Goal of the exercise
Reproduce the listing below exactly, minus its pictures.
******
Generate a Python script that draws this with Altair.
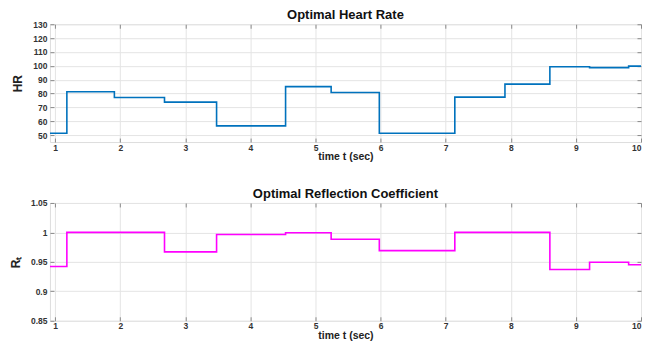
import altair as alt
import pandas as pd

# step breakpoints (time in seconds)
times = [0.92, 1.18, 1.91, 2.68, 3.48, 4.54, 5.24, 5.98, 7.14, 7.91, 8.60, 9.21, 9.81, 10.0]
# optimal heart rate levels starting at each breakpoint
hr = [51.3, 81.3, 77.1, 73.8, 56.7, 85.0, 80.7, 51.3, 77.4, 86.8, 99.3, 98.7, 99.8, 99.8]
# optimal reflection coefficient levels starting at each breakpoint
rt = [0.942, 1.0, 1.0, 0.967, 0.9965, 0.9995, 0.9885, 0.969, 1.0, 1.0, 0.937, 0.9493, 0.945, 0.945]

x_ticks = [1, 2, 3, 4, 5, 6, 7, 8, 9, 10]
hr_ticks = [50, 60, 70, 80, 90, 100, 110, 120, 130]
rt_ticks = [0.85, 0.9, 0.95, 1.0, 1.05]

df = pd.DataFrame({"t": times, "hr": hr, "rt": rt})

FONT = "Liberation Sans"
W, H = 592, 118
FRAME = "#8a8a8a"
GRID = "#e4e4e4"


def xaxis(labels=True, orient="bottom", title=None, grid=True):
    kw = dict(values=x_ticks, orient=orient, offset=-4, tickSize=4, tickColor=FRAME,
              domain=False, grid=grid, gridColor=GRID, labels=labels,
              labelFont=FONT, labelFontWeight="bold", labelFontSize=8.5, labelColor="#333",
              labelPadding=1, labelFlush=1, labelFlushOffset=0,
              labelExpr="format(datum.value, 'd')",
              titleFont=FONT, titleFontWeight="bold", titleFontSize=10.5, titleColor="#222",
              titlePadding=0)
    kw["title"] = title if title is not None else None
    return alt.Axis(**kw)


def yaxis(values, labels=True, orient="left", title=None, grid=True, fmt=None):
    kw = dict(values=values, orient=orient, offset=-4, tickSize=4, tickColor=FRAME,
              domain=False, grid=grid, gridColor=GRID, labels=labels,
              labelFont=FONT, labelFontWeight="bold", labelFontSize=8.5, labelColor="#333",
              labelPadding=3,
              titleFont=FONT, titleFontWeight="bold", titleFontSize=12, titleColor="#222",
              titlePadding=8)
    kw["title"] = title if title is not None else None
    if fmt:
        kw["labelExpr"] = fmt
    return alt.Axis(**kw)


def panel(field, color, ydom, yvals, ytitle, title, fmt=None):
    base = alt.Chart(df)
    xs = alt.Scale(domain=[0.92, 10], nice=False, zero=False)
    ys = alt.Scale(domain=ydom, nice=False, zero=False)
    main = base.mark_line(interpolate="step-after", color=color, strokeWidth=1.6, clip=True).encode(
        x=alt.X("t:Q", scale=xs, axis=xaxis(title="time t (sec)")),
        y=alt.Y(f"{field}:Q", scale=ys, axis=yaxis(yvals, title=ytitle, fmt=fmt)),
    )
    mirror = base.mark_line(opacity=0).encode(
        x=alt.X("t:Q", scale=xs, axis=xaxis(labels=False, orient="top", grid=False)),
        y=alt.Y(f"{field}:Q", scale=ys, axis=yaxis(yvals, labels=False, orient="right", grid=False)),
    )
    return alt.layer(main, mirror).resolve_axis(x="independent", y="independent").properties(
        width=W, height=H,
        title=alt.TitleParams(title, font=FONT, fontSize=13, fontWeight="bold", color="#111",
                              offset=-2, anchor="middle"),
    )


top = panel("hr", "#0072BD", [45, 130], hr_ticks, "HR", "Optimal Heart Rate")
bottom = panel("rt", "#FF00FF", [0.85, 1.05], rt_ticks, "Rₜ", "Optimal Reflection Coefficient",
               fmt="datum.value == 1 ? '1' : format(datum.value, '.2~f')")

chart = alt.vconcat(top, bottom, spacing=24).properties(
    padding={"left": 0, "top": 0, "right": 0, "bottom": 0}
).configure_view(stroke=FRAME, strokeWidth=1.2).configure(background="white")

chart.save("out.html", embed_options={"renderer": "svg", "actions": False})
******
Problem solution
Generate a Python script that draws this with Altair.
import altair as alt
import pandas as pd

# step breakpoints (time in seconds)
times = [0.92, 1.18, 1.91, 2.68, 3.48, 4.54, 5.24, 5.98, 7.14, 7.91, 8.60, 9.21, 9.81, 10.0]
# optimal heart rate levels starting at each breakpoint
hr = [51.3, 81.3, 77.1, 73.8, 56.7, 85.0, 80.7, 51.3, 77.4, 86.8, 99.3, 98.7, 99.8, 99.8]
# optimal reflection coefficient levels starting at each breakpoint
rt = [0.942, 1.0, 1.0, 0.967, 0.9965, 0.9995, 0.9885, 0.969, 1.0, 1.0, 0.937, 0.9493, 0.945, 0.945]

x_ticks = [1, 2, 3, 4, 5, 6, 7, 8, 9, 10]
hr_ticks = [50, 60, 70, 80, 90, 100, 110, 120, 130]
rt_ticks = [0.85, 0.9, 0.95, 1.0, 1.05]

df = pd.DataFrame({"t": times, "hr": hr, "rt": rt})

FONT = "Liberation Sans"
W, H = 592, 118
FRAME = "#8a8a8a"
GRID = "#e4e4e4"


def xaxis(labels=True, orient="bottom", title=None, grid=True):
    kw = dict(values=x_ticks, orient=orient, offset=-4, tickSize=4, tickColor=FRAME,
              domain=False, grid=grid, gridColor=GRID, labels=labels,
              labelFont=FONT, labelFontWeight="bold", labelFontSize=8.5, labelColor="#333",
              labelPadding=1, labelFlush=1, labelFlushOffset=0,
              labelExpr="format(datum.value, 'd')",
              titleFont=FONT, titleFontWeight="bold", titleFontSize=10.5, titleColor="#222",
              titlePadding=0)
    kw["title"] = title if title is not None else None
    return alt.Axis(**kw)


def yaxis(values, labels=True, orient="left", title=None, grid=True, fmt=None):
    kw = dict(values=values, orient=orient, offset=-4, tickSize=4, tickColor=FRAME,
              domain=False, grid=grid, gridColor=GRID, labels=labels,
              labelFont=FONT, labelFontWeight="bold", labelFontSize=8.5, labelColor="#333",
              labelPadding=3,
              titleFont=FONT, titleFontWeight="bold", titleFontSize=12, titleColor="#222",
              titlePadding=8)
    kw["title"] = title if title is not None else None
    if fmt:
        kw["labelExpr"] = fmt
    return alt.Axis(**kw)


def panel(field, color, ydom, yvals, ytitle, title, fmt=None):
    base = alt.Chart(df)
    xs = alt.Scale(domain=[0.92, 10], nice=False, zero=False)
    ys = alt.Scale(domain=ydom, nice=False, zero=False)
    main = base.mark_line(interpolate="step-after", color=color, strokeWidth=1.6, clip=True).encode(
        x=alt.X("t:Q", scale=xs, axis=xaxis(title="time t (sec)")),
        y=alt.Y(f"{field}:Q", scale=ys, axis=yaxis(yvals, title=ytitle, fmt=fmt)),
    )
    mirror = base.mark_line(opacity=0).encode(
        x=alt.X("t:Q", scale=xs, axis=xaxis(labels=False, orient="top", grid=False)),
        y=alt.Y(f"{field}:Q", scale=ys, axis=yaxis(yvals, labels=False, orient="right", grid=False)),
    )
    return alt.layer(main, mirror).resolve_axis(x="independent", y="independent").properties(
        width=W, height=H,
        title=alt.TitleParams(title, font=FONT, fontSize=13, fontWeight="bold", color="#111",
                              offset=-2, anchor="middle"),
    )


top = panel("hr", "#0072BD", [45, 130], hr_ticks, "HR", "Optimal Heart Rate")
bottom = panel("rt", "#FF00FF", [0.85, 1.05], rt_ticks, "Rₜ", "Optimal Reflection Coefficient",
               fmt="datum.value == 1 ? '1' : format(datum.value, '.2~f')")

chart = alt.vconcat(top, bottom, spacing=24).properties(
    padding={"left": 0, "top": 0, "right": 0, "bottom": 0}
).configure_view(stroke=FRAME, strokeWidth=1.2).configure(background="white")

chart.save("out.html", embed_options={"renderer": "svg", "actions": False})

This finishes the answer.